The raffle goes off in just one week -- 5 p.m. ET next Wednesday, Dec. 26. Good luck!

Tuscan Bean Soup
1 thumb size piece of kombu
1 teaspoon olive oil
4 garlic cloves, minced
1 cup chopped onion
1 Tbsp dried basil
2 tsp dried oregano
¼ tsp dried rosemary
1 ½ cups cooked chickpeas
1 ½ cups cooked small white beans
1 ½ cups cooked aduki beans (or pinto beans)
4 cups of diced tomatoes, fresh or canned (with juice)
1 bunch kale, chopped into bite size pieces
2 cups water or vegetable stock
1 Tbsp apple cider vinegar
1 cup of red wine
Salt and pepper to taste, optional

Place kombu in a bowl with enough water to cover and soak for 10 minutes. Drain, mince and set aside.

In a Dutch oven or soup pot, sauté garlic and onion in the olive oil over medium heat until soft.

Add basil, oregano, and rosemary. Stir well.

Add all the cooked beans, tomatoes, kale, kombu, and water (or stock).

Bring to a boil then reduce heat to a simmer.

Add vinegar and wine, and salt & pepper (if using).

Cover and cook for 45 minutes.

Serve hot.


  1. A trick I learned from a friend recently is to add a few large pieces of Kombu with several dried shitake to a vegetable stock that you can use in any dish to give it an "ocean" or "seafood" flavor. :)

  2. Anytime I learn something new, I can't wait to try it.
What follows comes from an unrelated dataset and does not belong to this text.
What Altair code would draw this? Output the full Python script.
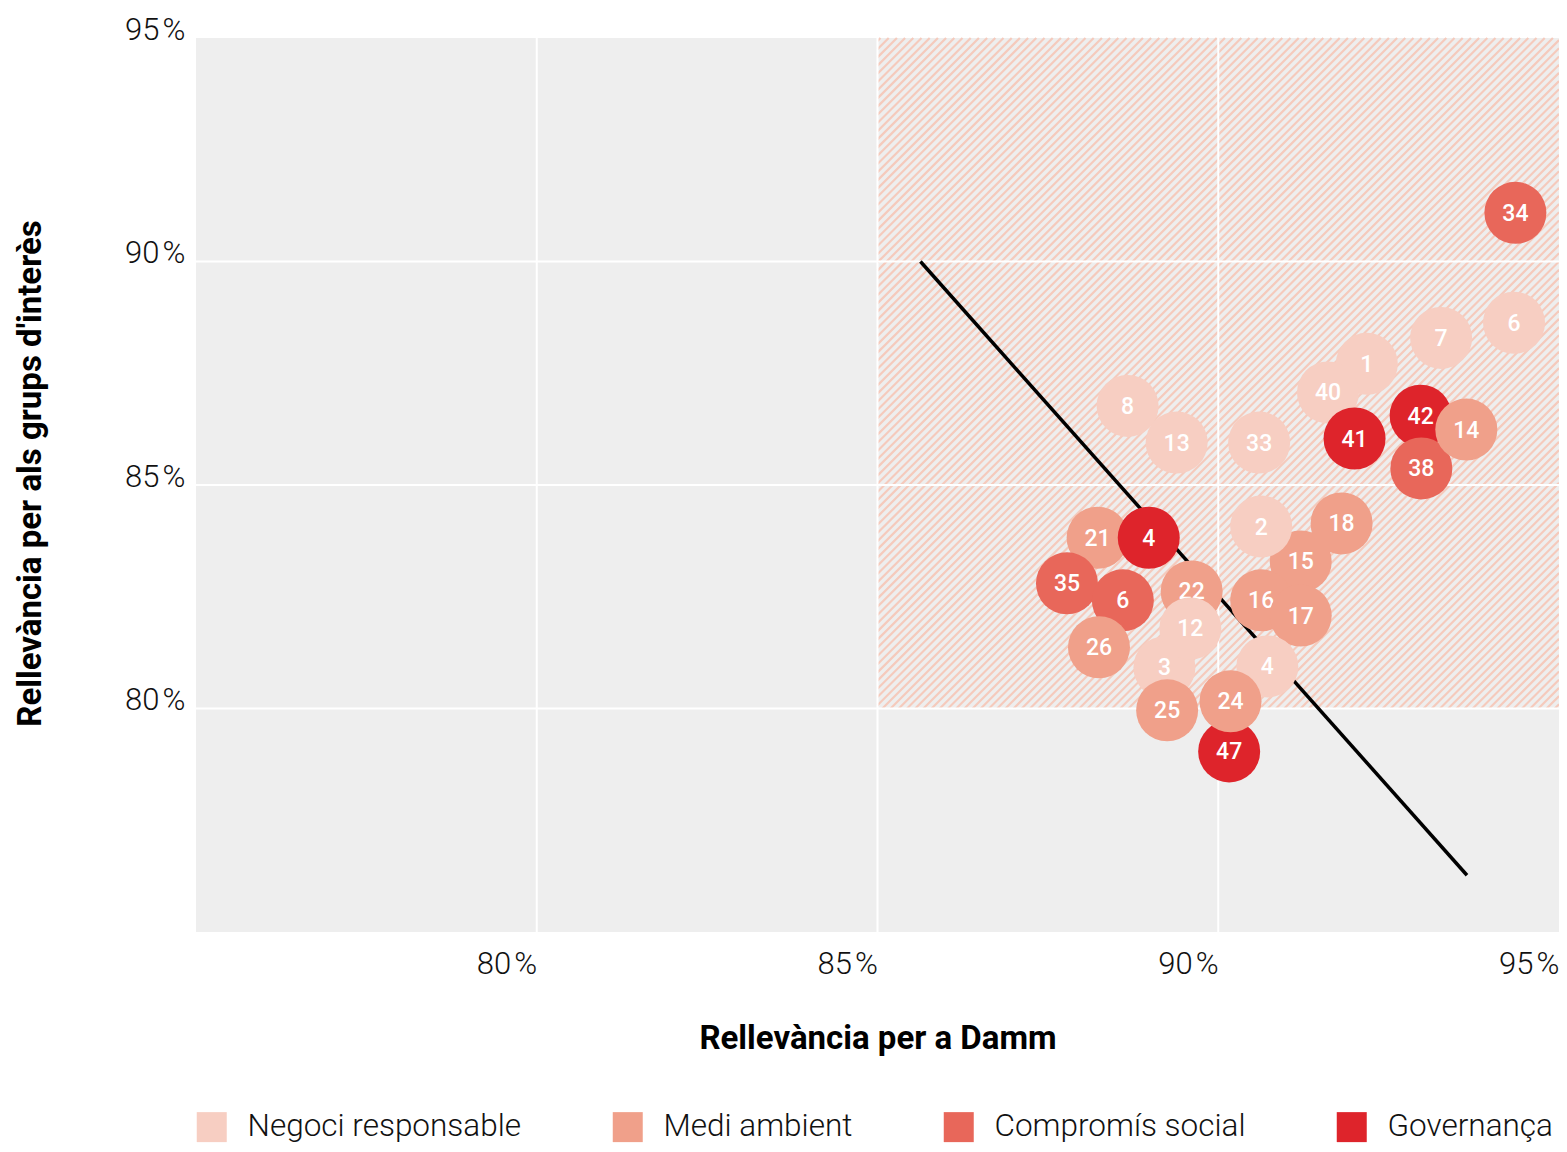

And I am definitely trying this. XO

    Do you make your own vegetable stock, buy it or a combo of both?

  3. Also, Eric -- what is your most favorite cookbook?

  4. I never know what kind of wine to use in recipes like this. What did you go with? You're supposed to choose something you'd like to drink, right?
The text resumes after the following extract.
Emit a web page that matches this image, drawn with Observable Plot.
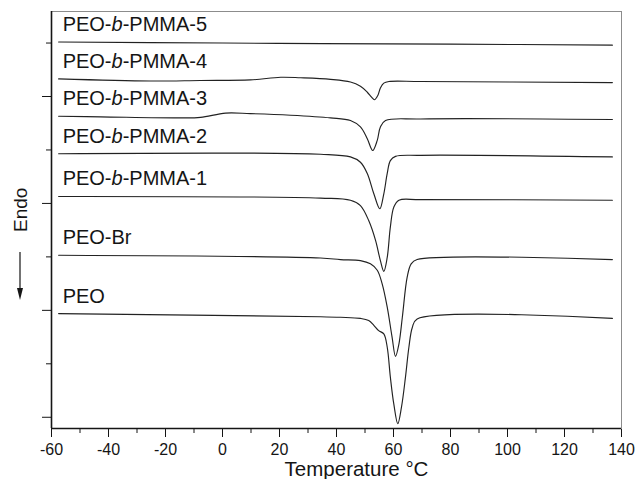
<!DOCTYPE html>
<html>
<head>
<meta charset="utf-8">
<script src="https://cdn.jsdelivr.net/npm/d3@7"></script>
<script src="https://cdn.jsdelivr.net/npm/@observablehq/plot@0.6"></script>
<style>
  html, body { margin: 0; padding: 0; background: #fff; }
  #chart svg { display: block; }
</style>
</head>
<body>
<div id="chart"></div>
<script>
// DSC heating traces: temperature (°C) and heat flow (arbitrary units, endo down)
const sampleNames = ["PEO-b-PMMA-5", "PEO-b-PMMA-4", "PEO-b-PMMA-3", "PEO-b-PMMA-2", "PEO-b-PMMA-1", "PEO-Br", "PEO"];

const tPMMA5 = [-57.5, 0, 35, 80, 136.8];
const hPMMA5 = [70.2, 70.0, 69.9, 69.8, 69.6];

const tPMMA4 = [-57.5, -25.3, -7.7, 9.8, 20.4, 27.4, 37.9, 44.9, 48.4, 50.8, 52.3, 53.3, 54.5, 55.4, 56.6, 58.4, 69.5, 136.8];
const hPMMA4 = [63.3, 62.9, 63.0, 63.1, 63.6, 63.5, 63.2, 62.7, 61.9, 60.8, 59.9, 59.4, 60.2, 61.6, 62.5, 62.8, 62.8, 62.6];

const tPMMA3 = [-57.5, -42.8, -14.7, -7.7, 1.1, 9.8, 23.9, 37.9, 44.9, 48.4, 50.8, 52.7, 54.3, 55.4, 57.2, 69.5, 136.8];
const hPMMA3 = [56.3, 56.2, 56.0, 56.1, 56.9, 56.8, 56.5, 56.0, 55.5, 54.3, 52.1, 49.9, 51.8, 54.3, 55.5, 55.8, 55.7];

const tPMMA2 = [-57.5, 34.4, 44.9, 48.4, 50.8, 53.1, 55.2, 56.6, 57.8, 58.9, 60.7, 69.5, 136.8];
const hPMMA2 = [49.3, 49.2, 48.7, 47.7, 45.6, 41.8, 39.0, 41.8, 45.6, 48.0, 48.8, 49.0, 48.7];

const tPMMA1 = [-57.5, 34.4, 44.9, 48.4, 51.3, 53.7, 55.4, 56.6, 57.8, 58.9, 60.1, 61.9, 69.5, 136.8];
const hPMMA1 = [41.3, 41.0, 40.6, 39.6, 36.8, 33.1, 29.3, 27.3, 29.9, 35.6, 39.3, 40.6, 40.7, 40.6];

const tPEOBr = [-57.5, 34.4, 41.4, 48.4, 51.9, 54.3, 56.0, 57.8, 59.5, 60.7, 61.9, 63.1, 64.8, 66.2, 68.3, 136.8];
const hPEOBr = [30.3, 29.8, 29.5, 29.3, 28.7, 27.5, 25.0, 20.6, 15.0, 11.4, 13.7, 18.7, 26.2, 28.7, 29.5, 29.5];

const tPEO = [-57.5, 34.4, 41.4, 48.4, 51.3, 53.1, 54.8, 56.6, 57.8, 58.9, 60.1, 61.5, 62.8, 64.2, 65.4, 66.6, 68.3, 136.8];
const hPEO = [19.4, 18.8, 18.7, 18.5, 18.1, 17.2, 16.2, 15.6, 13.1, 7.5, 2.5, -1.2, 1.9, 7.5, 13.1, 16.8, 18.4, 18.5];

// axis tick values
const xMajor = [-60, -40, -20, 0, 20, 40, 60, 80, 100, 120, 140];
const xMinor = [-50, -30, -10, 10, 30, 50, 70, 90, 110, 130];
const yMajor = [0, 20, 40, 60];
const yMinor = [10, 30, 50, 70];
const xDomain = [-60, 140];
const yDomain = [-2.1, 75.9];

const xLabel = "Temperature °C";
const yLabel = "Endo";

const series = [
  [tPMMA5, hPMMA5], [tPMMA4, hPMMA4], [tPMMA3, hPMMA3], [tPMMA2, hPMMA2],
  [tPMMA1, hPMMA1], [tPEOBr, hPEOBr], [tPEO, hPEO]
].map(([t, h], k) => ({name: sampleNames[k], t, h}));

const rows = series.flatMap(s => s.t.map((t, i) => ({sample: s.name, t, h: s.h[i]})));
const starts = series.map(s => ({sample: s.name, t: s.t[0], h: s.h[0]}));

const ink = "#151515";
const font = "'Liberation Sans', Arial, Helvetica, sans-serif";

const chart = Plot.plot({
  width: 635,
  height: 479,
  marginTop: 11,
  marginRight: 14,
  marginBottom: 51,
  marginLeft: 51,
  style: {fontFamily: font, fontSize: "16px", color: ink, background: "#fff"},
  x: {domain: xDomain, ticks: xMajor, tickSize: 9, tickPadding: 6, tickFormat: d => String(d), label: null},
  y: {domain: yDomain, ticks: yMajor, tickSize: 9, tickFormat: () => "", label: null},
  marks: [
    Plot.frame({stroke: "#8c8c8c", strokeWidth: 1}),
    Plot.ruleX([xDomain[0]], {stroke: ink, strokeWidth: 1.6}),
    Plot.ruleY([yDomain[0]], {stroke: ink, strokeWidth: 1.6}),
    Plot.ruleX(xMinor, {x: d => d, y1: yDomain[0], y2: yDomain[0], insetBottom: -5, stroke: ink, strokeWidth: 1}),
    Plot.ruleY(yMinor, {y: d => d, x1: xDomain[0], x2: xDomain[0], insetLeft: -5, stroke: ink, strokeWidth: 1}),
    Plot.line(rows, {x: "t", y: "h", z: "sample", curve: "catmull-rom", stroke: "#222", strokeWidth: 1.15}),
    Plot.text(starts, {x: "t", y: "h", text: "sample", textAnchor: "start", lineAnchor: "bottom", dx: 4, dy: -11, fontSize: 20, fill: ink}),
    Plot.text([xLabel], {text: d => d, frameAnchor: "bottom", lineAnchor: "bottom", dx: 20, dy: 47, fontSize: 20.5, fill: ink}),
    Plot.text([yLabel], {text: d => d, frameAnchor: "left", rotate: -90, dx: -31, dy: 12, fontSize: 19, fill: ink})
  ]
});

// italic "b" in the block copolymer names
d3.select(chart).selectAll("text").each(function() {
  const s = this.textContent;
  const k = s.indexOf("-b-");
  if (k < 0 || this.querySelector("tspan")) return;
  const el = d3.select(this);
  el.text(null);
  el.append("tspan").text(s.slice(0, k + 1));
  el.append("tspan").attr("font-style", "italic").text("b");
  el.append("tspan").text(s.slice(k + 2));
});

// downward arrow under the "Endo" label (endothermic direction)
const svg = d3.select(chart);
const ax = 51 - 31;
const g = svg.append("g").attr("aria-label", "endo arrow");
g.append("line").attr("x1", ax).attr("x2", ax).attr("y1", 252).attr("y2", 290)
  .attr("stroke", ink).attr("stroke-width", 1.2);
g.append("path").attr("d", `M${ax - 3},${288}L${ax + 3},${288}L${ax},${300}Z`).attr("fill", ink);

document.getElementById("chart").append(chart);
</script>
</body>
</html>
  5. I did go with what I had -- Mirassou Pinot Noir -- because the idea of using something that I'd drink made sense to me (and that's pretty much the only wine I'll drink).

    I asked your question to some friends on Facebook and most suggested dry. Is Pinot dry? I have no idea ... but I like the taste

    I did have recommendations like Marsala for most anything Italian, Spanish or other Mediterranean, and a Petite Sirah, Zin or Cab for a heavier dish. Someone else also recommended Valpolicella.